Ion chromatography (IC) is the separation and quantitative analysis of anions and cations in an ionic solution using the ion exchange method of liquid chromatography (LC).
The chromatographic process separates the different ions within the sample. The amount of an anion/cation is measured by the change in conductivity as the species passes through the detector.
The ions in the sample solution are carried through the system by an ionic solution, or eluent (mobile phase). The different ions in the eluent are separated in a column packed with an ion exchange resin (stationary phase). The resin has a thin surface layer of active material with limited ion exchange sites. If anions are to be analyzed, the active sites will have a fixed positive charge to attract the anions. Resins for cation analysis will have a negative charge. Individual ions attach and detach from the resins at a rate depending on the affinity of the specific ion to the active sites. Ions with greater affinity for the stationary phase are retained in the column for a longer time than those with less affinity for the stationary phase.

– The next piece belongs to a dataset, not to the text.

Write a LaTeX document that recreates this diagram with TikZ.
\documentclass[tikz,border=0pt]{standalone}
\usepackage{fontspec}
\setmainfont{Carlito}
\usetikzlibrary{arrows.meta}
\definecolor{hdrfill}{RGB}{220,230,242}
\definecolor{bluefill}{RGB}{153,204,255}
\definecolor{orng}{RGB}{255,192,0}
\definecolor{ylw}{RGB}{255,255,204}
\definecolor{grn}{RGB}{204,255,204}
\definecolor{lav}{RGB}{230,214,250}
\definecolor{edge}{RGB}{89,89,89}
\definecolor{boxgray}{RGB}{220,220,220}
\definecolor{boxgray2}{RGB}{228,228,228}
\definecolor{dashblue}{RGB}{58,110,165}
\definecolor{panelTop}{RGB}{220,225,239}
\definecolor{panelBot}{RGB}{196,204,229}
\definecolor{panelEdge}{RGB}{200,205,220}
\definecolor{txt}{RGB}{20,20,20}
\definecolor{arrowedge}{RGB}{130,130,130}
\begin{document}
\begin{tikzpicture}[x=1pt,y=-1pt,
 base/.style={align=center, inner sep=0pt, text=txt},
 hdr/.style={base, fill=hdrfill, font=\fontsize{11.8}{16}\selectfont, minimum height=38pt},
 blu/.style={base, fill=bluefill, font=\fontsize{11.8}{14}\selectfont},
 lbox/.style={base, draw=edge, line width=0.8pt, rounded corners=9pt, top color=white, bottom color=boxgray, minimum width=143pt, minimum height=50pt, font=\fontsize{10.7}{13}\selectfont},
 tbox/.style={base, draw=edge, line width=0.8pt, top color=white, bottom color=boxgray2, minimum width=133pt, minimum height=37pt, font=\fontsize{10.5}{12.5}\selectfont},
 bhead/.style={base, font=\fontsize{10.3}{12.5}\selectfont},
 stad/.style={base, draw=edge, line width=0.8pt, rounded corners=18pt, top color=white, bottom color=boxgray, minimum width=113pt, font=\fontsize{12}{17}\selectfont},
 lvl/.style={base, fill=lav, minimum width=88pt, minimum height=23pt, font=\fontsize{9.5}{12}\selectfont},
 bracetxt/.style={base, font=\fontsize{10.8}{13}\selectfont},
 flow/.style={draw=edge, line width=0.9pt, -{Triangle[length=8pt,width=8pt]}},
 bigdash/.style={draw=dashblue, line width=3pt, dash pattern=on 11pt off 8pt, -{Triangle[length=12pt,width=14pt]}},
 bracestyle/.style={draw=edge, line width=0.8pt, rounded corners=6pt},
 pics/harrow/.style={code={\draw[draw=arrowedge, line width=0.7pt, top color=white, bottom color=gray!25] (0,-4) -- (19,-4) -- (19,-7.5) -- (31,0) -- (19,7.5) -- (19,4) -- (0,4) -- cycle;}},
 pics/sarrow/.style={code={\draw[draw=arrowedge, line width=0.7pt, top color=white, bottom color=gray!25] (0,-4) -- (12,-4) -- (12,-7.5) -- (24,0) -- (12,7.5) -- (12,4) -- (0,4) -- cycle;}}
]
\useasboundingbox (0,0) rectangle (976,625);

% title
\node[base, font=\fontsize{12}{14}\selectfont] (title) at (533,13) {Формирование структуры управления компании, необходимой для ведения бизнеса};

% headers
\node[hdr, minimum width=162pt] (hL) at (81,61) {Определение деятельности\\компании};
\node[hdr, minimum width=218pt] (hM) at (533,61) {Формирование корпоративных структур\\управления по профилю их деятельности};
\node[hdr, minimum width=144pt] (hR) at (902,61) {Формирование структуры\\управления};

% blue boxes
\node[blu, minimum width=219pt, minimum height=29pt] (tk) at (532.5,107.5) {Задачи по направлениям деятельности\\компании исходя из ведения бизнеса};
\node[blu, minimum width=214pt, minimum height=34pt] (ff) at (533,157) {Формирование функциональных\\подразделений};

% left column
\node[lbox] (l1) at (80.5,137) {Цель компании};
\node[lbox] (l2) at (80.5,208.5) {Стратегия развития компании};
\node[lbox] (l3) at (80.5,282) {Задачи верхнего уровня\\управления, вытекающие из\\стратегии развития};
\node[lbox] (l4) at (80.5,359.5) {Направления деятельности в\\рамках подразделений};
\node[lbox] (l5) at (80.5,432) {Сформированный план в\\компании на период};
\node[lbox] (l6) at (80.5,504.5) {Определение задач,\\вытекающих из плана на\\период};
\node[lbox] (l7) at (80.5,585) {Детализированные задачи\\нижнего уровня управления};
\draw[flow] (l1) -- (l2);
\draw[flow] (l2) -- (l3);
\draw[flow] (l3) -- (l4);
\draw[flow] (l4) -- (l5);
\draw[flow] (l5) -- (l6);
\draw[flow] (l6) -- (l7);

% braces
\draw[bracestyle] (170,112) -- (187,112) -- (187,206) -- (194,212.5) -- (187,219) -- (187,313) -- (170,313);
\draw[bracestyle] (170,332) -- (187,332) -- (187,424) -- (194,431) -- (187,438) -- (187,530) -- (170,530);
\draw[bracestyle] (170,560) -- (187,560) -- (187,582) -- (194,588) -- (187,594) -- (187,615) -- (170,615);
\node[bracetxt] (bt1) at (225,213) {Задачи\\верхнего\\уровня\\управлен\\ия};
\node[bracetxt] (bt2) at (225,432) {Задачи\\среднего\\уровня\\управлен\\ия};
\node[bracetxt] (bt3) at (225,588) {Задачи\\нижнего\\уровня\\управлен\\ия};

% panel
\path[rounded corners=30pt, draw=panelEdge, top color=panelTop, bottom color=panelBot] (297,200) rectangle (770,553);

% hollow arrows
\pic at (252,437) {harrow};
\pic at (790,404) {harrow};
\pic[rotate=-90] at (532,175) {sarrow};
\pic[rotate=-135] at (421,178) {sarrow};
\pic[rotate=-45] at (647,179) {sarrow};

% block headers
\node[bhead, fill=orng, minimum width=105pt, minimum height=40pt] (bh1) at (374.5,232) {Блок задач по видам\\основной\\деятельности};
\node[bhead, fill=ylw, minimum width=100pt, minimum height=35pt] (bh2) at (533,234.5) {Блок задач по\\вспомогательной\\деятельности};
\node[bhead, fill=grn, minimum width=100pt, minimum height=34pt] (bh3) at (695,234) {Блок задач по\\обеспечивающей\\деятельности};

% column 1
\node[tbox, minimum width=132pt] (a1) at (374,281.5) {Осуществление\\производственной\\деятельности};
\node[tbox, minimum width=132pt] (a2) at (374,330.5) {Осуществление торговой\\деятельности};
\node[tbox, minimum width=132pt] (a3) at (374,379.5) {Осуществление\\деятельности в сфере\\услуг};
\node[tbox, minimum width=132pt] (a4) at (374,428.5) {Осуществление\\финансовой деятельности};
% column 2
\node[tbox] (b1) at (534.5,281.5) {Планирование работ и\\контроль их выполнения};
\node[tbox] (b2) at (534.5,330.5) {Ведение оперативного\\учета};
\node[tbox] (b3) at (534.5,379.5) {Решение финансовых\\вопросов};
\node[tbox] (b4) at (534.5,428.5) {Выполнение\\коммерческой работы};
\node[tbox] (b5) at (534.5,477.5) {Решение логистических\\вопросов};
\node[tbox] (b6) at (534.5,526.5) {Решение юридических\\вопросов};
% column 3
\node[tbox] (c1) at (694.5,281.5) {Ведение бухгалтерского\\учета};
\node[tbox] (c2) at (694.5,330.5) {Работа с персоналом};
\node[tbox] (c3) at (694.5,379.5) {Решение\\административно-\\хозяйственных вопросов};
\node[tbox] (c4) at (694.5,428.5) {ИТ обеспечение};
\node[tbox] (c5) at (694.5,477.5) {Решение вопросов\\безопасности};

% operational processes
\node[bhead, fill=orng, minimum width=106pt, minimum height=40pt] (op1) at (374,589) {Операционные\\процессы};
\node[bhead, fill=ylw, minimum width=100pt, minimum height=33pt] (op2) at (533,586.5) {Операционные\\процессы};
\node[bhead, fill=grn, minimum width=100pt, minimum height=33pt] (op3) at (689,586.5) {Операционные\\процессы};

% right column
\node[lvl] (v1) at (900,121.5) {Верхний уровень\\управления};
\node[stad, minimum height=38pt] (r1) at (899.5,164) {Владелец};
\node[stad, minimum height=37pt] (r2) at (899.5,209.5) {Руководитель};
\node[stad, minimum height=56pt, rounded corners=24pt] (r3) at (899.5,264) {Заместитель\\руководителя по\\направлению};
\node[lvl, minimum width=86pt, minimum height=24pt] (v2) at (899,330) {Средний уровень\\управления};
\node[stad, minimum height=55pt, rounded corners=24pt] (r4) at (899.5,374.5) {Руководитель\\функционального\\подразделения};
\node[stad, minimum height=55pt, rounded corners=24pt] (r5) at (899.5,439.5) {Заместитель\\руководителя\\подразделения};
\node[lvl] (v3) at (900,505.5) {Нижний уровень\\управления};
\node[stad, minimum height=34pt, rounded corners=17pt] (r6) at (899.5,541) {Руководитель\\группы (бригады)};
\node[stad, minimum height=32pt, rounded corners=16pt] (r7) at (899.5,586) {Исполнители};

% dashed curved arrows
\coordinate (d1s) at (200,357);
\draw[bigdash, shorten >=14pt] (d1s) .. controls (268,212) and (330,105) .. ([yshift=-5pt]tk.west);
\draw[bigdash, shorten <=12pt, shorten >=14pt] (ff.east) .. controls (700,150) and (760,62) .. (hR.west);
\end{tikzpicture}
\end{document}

Thus, the ions of particular chemical species in the solution exit or elute from the column within a narrow time band specific to that ion. The detector at the end of the column continuously measures the conductivity of the eluent to determine the quantity of the eluting ions as a function of time. The data from the detector are compiled into a plot of ion abundance versus time, referred to as a chromatogram. The position of a peak in the chromatogram is characteristic of a specific ion. The peak size is a function of the concentration for the ion represented by that peak.
Applications of Ion Chromatography
Methods can also be performed on a diverse range of sample matrices allowing accurate reliable results.
The IC technique also allows detection of rarer anions such as Chlorite, Chlorate, Bromate and Acetate.